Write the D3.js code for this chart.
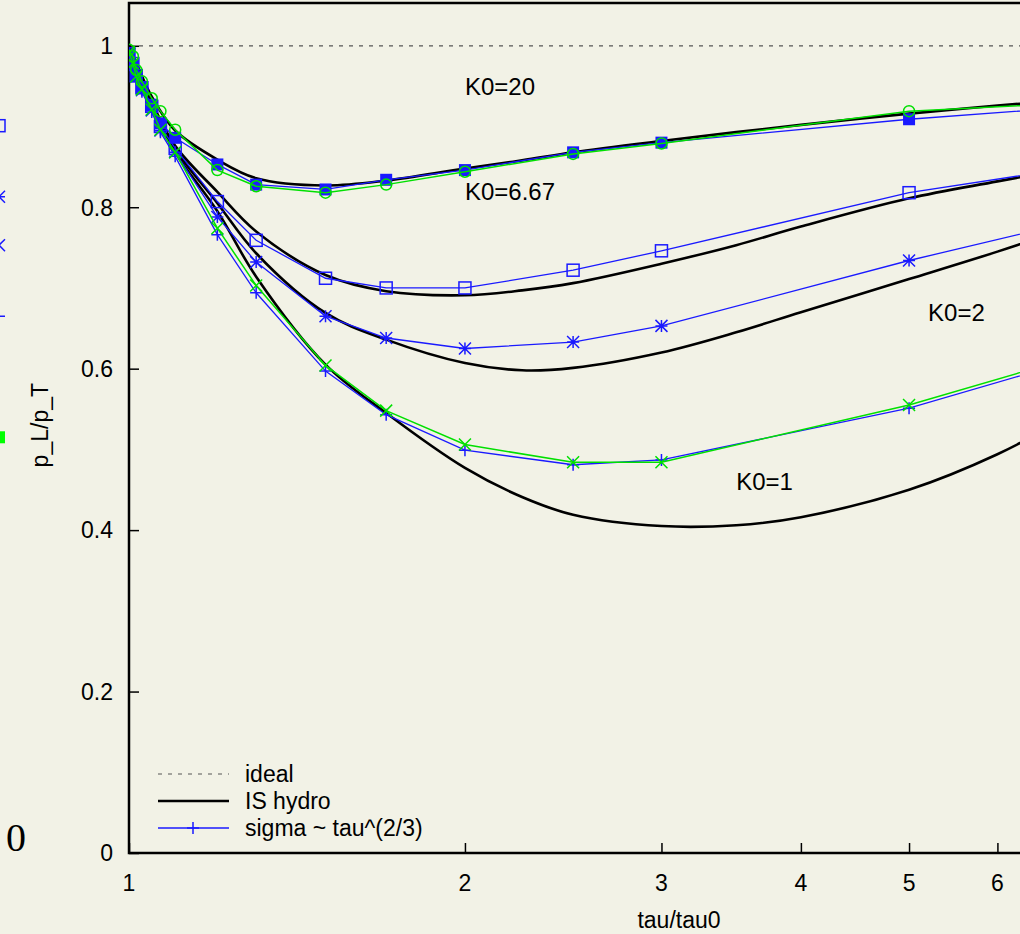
<!DOCTYPE html>
<html>
<head>
<meta charset="utf-8">
<script src="https://cdn.jsdelivr.net/npm/d3@7"></script>
<style>
  html, body { margin: 0; padding: 0; background: #f2f2e6; }
  svg { display: block; font-family: "Liberation Sans", Arial, sans-serif; }
</style>
</head>
<body>
<div id="chart-container"></div>
<script>
{ // start block scope

// tau/tau0 grid of the transport (sigma ~ tau^(2/3)) runs
const tau = [1, 1.008, 1.015, 1.027, 1.048, 1.067, 1.1, 1.2, 1.3, 1.5, 1.7, 2, 2.5, 3, 5, 7];
const sigmaK20 = [0.988, 0.976, 0.962, 0.948, 0.927, 0.904, 0.886, 0.853, 0.828, 0.822, 0.834, 0.846, 0.868, 0.880, 0.909, 0.924];
const sigmaK667 = [0.99, 0.978, 0.963, 0.948, 0.925, 0.90, 0.873, 0.807, 0.759, 0.712, 0.700, 0.700, 0.722, 0.746, 0.818, 0.849];
const sigmaK2 = [0.99, 0.977, 0.962, 0.945, 0.92, 0.895, 0.868, 0.788, 0.732, 0.665, 0.638, 0.625, 0.633, 0.653, 0.734, 0.782];
const sigmaK1 = [0.99, 0.975, 0.96, 0.943, 0.918, 0.893, 0.863, 0.766, 0.694, 0.597, 0.543, 0.499, 0.481, 0.487, 0.551, 0.610];
// green runs (same tau grid)
const greenK20 = [0.995, 0.987, 0.970, 0.956, 0.935, 0.919, 0.896, 0.846, 0.826, 0.818, 0.828, 0.844, 0.866, 0.879, 0.919, 0.929];
const greenK1 = [0.992, 0.978, 0.962, 0.946, 0.921, 0.896, 0.868, 0.774, 0.703, 0.604, 0.548, 0.506, 0.484, 0.484, 0.555, 0.614];

// IS hydro curves
const hydroTau = [1, 1.02, 1.05, 1.1, 1.2, 1.3, 1.5, 1.7, 2, 2.25, 2.5, 3, 3.5, 4, 5, 6, 7];
const hydroK20 = [1.0, 0.972, 0.935, 0.895, 0.859, 0.836, 0.827, 0.833, 0.848, 0.858, 0.868, 0.882, 0.893, 0.902, 0.916, 0.926, 0.933];
const hydroK667 = [1.0, 0.968, 0.928, 0.876, 0.819, 0.770, 0.716, 0.696, 0.691, 0.697, 0.706, 0.730, 0.753, 0.776, 0.811, 0.832, 0.849];
const hydroK2 = [1.0, 0.967, 0.926, 0.872, 0.805, 0.743, 0.669, 0.636, 0.607, 0.598, 0.601, 0.620, 0.645, 0.670, 0.711, 0.745, 0.776];
const hydroK1 = [1.0, 0.966, 0.922, 0.868, 0.795, 0.714, 0.605, 0.545, 0.477, 0.441, 0.419, 0.405, 0.406, 0.416, 0.450, 0.494, 0.543];

const xTicks = [1, 2, 3, 4, 5, 6];
const yTicks = [0, 0.2, 0.4, 0.6, 0.8, 1];
const legendLabels = ["ideal", "IS hydro", "sigma ~ tau^(2/3)"];
const curveLabels = [
  { text: "K0=20", tau: 2, y: 0.95 },
  { text: "K0=6.67", tau: 2, y: 0.82 },
  { text: "K0=2", tau: 5.2, y: 0.67 },
  { text: "K0=1", tau: 3.5, y: 0.46 }
];
// stray points of the neighbouring panel, cut at the left border
const neighbourPoints = [
  { y: 0.901, shape: "openSquare", color: "blue" },
  { y: 0.813, shape: "star", color: "blue" },
  { y: 0.753, shape: "cross", color: "blue" },
  { y: 0.665, shape: "plus", color: "blue" },
  { y: 0.515, shape: "filledSquare", color: "green" }
];

const color = {
  bg: "#f2f2e6",
  blue: "#1a1aff",
  green: "#00e000",
  black: "#000000",
  grey: "#555555"
};

const totalWidth = 1020;
const totalHeight = 934;
const plot = { left: 129, top: 3, bottom: 853, right: 1245 };

const svg = d3.select('#chart-container')
  .append('svg')
  .attr('width', totalWidth)
  .attr('height', totalHeight)
  .style('background', color.bg);

// scales
const xScale = d3.scaleLog()
  .domain([1, 10])
  .range([plot.left, plot.right]);
const yScale = d3.scaleLinear()
  .domain([0, 1.053])
  .range([plot.bottom, plot.top]);

svg.append('clipPath')
  .attr('id', 'plot-clip')
  .append('rect')
  .attr('x', plot.left)
  .attr('y', plot.top)
  .attr('width', plot.right - plot.left)
  .attr('height', plot.bottom - plot.top);

// axes, ticks pointing inwards
const xAxis = d3.axisTop(xScale)
  .tickValues(xTicks)
  .tickSize(10)
  .tickSizeOuter(0)
  .tickFormat('');
const xAxisGroup = svg.append('g')
  .attr('transform', `translate(0, ${plot.bottom})`)
  .call(xAxis);
xAxisGroup.selectAll('.tick line').attr('stroke-width', 1.5);
xAxisGroup.select('.domain').remove();

svg.append('g')
  .selectAll('text')
  .data(xTicks)
  .enter()
  .append('text')
  .attr('x', d => xScale(d))
  .attr('y', plot.bottom + 38)
  .attr('text-anchor', 'middle')
  .attr('font-size', 23)
  .text(d => d);

const yAxis = d3.axisRight(yScale)
  .tickValues(yTicks)
  .tickSize(10)
  .tickSizeOuter(0)
  .tickFormat('');
const yAxisGroup = svg.append('g')
  .attr('transform', `translate(${plot.left}, 0)`)
  .call(yAxis);
yAxisGroup.selectAll('.tick line').attr('stroke-width', 1.5);
yAxisGroup.select('.domain').remove();

svg.append('g')
  .selectAll('text')
  .data(yTicks)
  .enter()
  .append('text')
  .attr('x', plot.left - 16)
  .attr('y', d => yScale(d))
  .attr('dy', '0.36em')
  .attr('text-anchor', 'end')
  .attr('font-size', 23)
  .text(d => d3.format('')(d));

// frame
svg.append('path')
  .attr('d', `M${plot.right},${plot.top}H${plot.left}V${plot.bottom}H${plot.right}`)
  .attr('fill', 'none')
  .attr('stroke', color.black)
  .attr('stroke-width', 2.5);

// axis titles
svg.append('text')
  .attr('x', 679)
  .attr('y', 928)
  .attr('text-anchor', 'middle')
  .attr('font-size', 23)
  .text('tau/tau0');
svg.append('text')
  .attr('transform', `translate(48, ${yScale(0.53)}) rotate(-90)`)
  .attr('text-anchor', 'middle')
  .attr('font-size', 23)
  .text('p_L/p_T');

const g = svg.append('g')
  .attr('clip-path', 'url(#plot-clip)');

// ideal
g.append('line')
  .attr('x1', plot.left)
  .attr('x2', plot.right)
  .attr('y1', yScale(1))
  .attr('y2', yScale(1))
  .attr('stroke', color.grey)
  .attr('stroke-width', 1.2)
  .attr('stroke-dasharray', '4,6');

// hydro curves
const hydroLine = d3.line()
  .x((d, i) => xScale(hydroTau[i]))
  .y(d => yScale(d))
  .curve(d3.curveCatmullRom.alpha(0.5));
g.selectAll('.hydro')
  .data([hydroK20, hydroK667, hydroK2, hydroK1])
  .enter()
  .append('path')
  .attr('class', 'hydro')
  .attr('d', hydroLine)
  .attr('fill', 'none')
  .attr('stroke', color.black)
  .attr('stroke-width', 2.6);

// marker shapes
function marker(sel, shape, c) {
  const s = 6;
  if (shape === 'filledSquare') {
    sel.append('rect').attr('x', -s).attr('y', -s).attr('width', 2 * s).attr('height', 2 * s)
      .attr('fill', c);
  } else if (shape === 'openSquare') {
    sel.append('rect').attr('x', -s).attr('y', -s).attr('width', 2 * s).attr('height', 2 * s)
      .attr('fill', 'none').attr('stroke', c).attr('stroke-width', 1.5);
  } else if (shape === 'circle') {
    sel.append('circle').attr('r', 5.5)
      .attr('fill', 'none').attr('stroke', c).attr('stroke-width', 1.5);
  } else {
    let d = '';
    if (shape === 'plus' || shape === 'star') d += `M${-s},0H${s}M0,${-s}V${s}`;
    if (shape === 'cross' || shape === 'star') d += `M${-s},${-s}L${s},${s}M${-s},${s}L${s},${-s}`;
    sel.append('path').attr('d', d).attr('fill', 'none').attr('stroke', c).attr('stroke-width', 1.5);
  }
}

const series = [
  { values: sigmaK20, color: color.blue, shape: 'filledSquare', width: 1.3 },
  { values: sigmaK667, color: color.blue, shape: 'openSquare', width: 1.3 },
  { values: sigmaK2, color: color.blue, shape: 'star', width: 1.3 },
  { values: sigmaK1, color: color.blue, shape: 'plus', width: 1.3 },
  { values: greenK20, color: color.green, shape: 'circle', width: 1.5 },
  { values: greenK1, color: color.green, shape: 'cross', width: 1.5 }
];

const sigmaLine = d3.line()
  .x((d, i) => xScale(tau[i]))
  .y(d => yScale(d));

series.forEach(s => {
  g.append('path')
    .attr('d', sigmaLine(s.values))
    .attr('fill', 'none')
    .attr('stroke', s.color)
    .attr('stroke-width', s.width);
  g.selectAll(null)
    .data(s.values)
    .enter()
    .append('g')
    .attr('transform', (d, i) => `translate(${xScale(tau[i])}, ${yScale(d)})`)
    .each(function () { marker(d3.select(this), s.shape, s.color); });
});

// curve labels
svg.append('g')
  .selectAll('text')
  .data(curveLabels)
  .enter()
  .append('text')
  .attr('x', d => xScale(d.tau))
  .attr('y', d => yScale(d.y))
  .attr('dy', '0.36em')
  .attr('font-size', 24)
  .text(d => d.text);

// legend
const legend = svg.append('g').attr('id', 'legend');
const legendY = [774, 801, 828];
legend.append('line')
  .attr('x1', 158).attr('x2', 229).attr('y1', legendY[0]).attr('y2', legendY[0])
  .attr('stroke', color.grey).attr('stroke-width', 1.2).attr('stroke-dasharray', '4,6');
legend.append('line')
  .attr('x1', 158).attr('x2', 229).attr('y1', legendY[1]).attr('y2', legendY[1])
  .attr('stroke', color.black).attr('stroke-width', 2.6);
legend.append('line')
  .attr('x1', 158).attr('x2', 229).attr('y1', legendY[2]).attr('y2', legendY[2])
  .attr('stroke', color.blue).attr('stroke-width', 1.3);
legend.append('g')
  .attr('transform', `translate(193, ${legendY[2]})`)
  .call(sel => marker(sel, 'plus', color.blue));
legend.selectAll('text')
  .data(legendLabels)
  .enter()
  .append('text')
  .attr('x', 245)
  .attr('y', (d, i) => legendY[i])
  .attr('dy', '0.36em')
  .attr('font-size', 23)
  .text(d => d);

// neighbouring panel fragment on the far left
const edge = svg.append('g');
neighbourPoints.forEach(p => {
  edge.append('g')
    .attr('transform', `translate(-1, ${yScale(p.y)})`)
    .call(sel => marker(sel, p.shape, p.color === 'blue' ? color.blue : '#00ff00'));
});
edge.append('text')
  .attr('x', 16)
  .attr('y', yScale(0.02))
  .attr('dy', '0.36em')
  .attr('text-anchor', 'middle')
  .attr('font-family', '"Liberation Serif", "DejaVu Serif", serif')
  .attr('font-size', 40)
  .text('0');

} // end block scope
</script>
</body>
</html>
☆ ☆ ☆ ☆ ☆ ☆ ☆
■ WHAT TO DO: From the first line above through the line containing "0.484, 0.555, 0.614];", copy everything exactly, without the pictures.

■ WRITTEN REPLY:
Write the D3.js code for this chart.
<!DOCTYPE html>
<html>
<head>
<meta charset="utf-8">
<script src="https://cdn.jsdelivr.net/npm/d3@7"></script>
<style>
  html, body { margin: 0; padding: 0; background: #f2f2e6; }
  svg { display: block; font-family: "Liberation Sans", Arial, sans-serif; }
</style>
</head>
<body>
<div id="chart-container"></div>
<script>
{ // start block scope

// tau/tau0 grid of the transport (sigma ~ tau^(2/3)) runs
const tau = [1, 1.008, 1.015, 1.027, 1.048, 1.067, 1.1, 1.2, 1.3, 1.5, 1.7, 2, 2.5, 3, 5, 7];
const sigmaK20 = [0.988, 0.976, 0.962, 0.948, 0.927, 0.904, 0.886, 0.853, 0.828, 0.822, 0.834, 0.846, 0.868, 0.880, 0.909, 0.924];
const sigmaK667 = [0.99, 0.978, 0.963, 0.948, 0.925, 0.90, 0.873, 0.807, 0.759, 0.712, 0.700, 0.700, 0.722, 0.746, 0.818, 0.849];
const sigmaK2 = [0.99, 0.977, 0.962, 0.945, 0.92, 0.895, 0.868, 0.788, 0.732, 0.665, 0.638, 0.625, 0.633, 0.653, 0.734, 0.782];
const sigmaK1 = [0.99, 0.975, 0.96, 0.943, 0.918, 0.893, 0.863, 0.766, 0.694, 0.597, 0.543, 0.499, 0.481, 0.487, 0.551, 0.610];
// green runs (same tau grid)
const greenK20 = [0.995, 0.987, 0.970, 0.956, 0.935, 0.919, 0.896, 0.846, 0.826, 0.818, 0.828, 0.844, 0.866, 0.879, 0.919, 0.929];
const greenK1 = [0.992, 0.978, 0.962, 0.946, 0.921, 0.896, 0.868, 0.774, 0.703, 0.604, 0.548, 0.506, 0.484, 0.484, 0.555, 0.614];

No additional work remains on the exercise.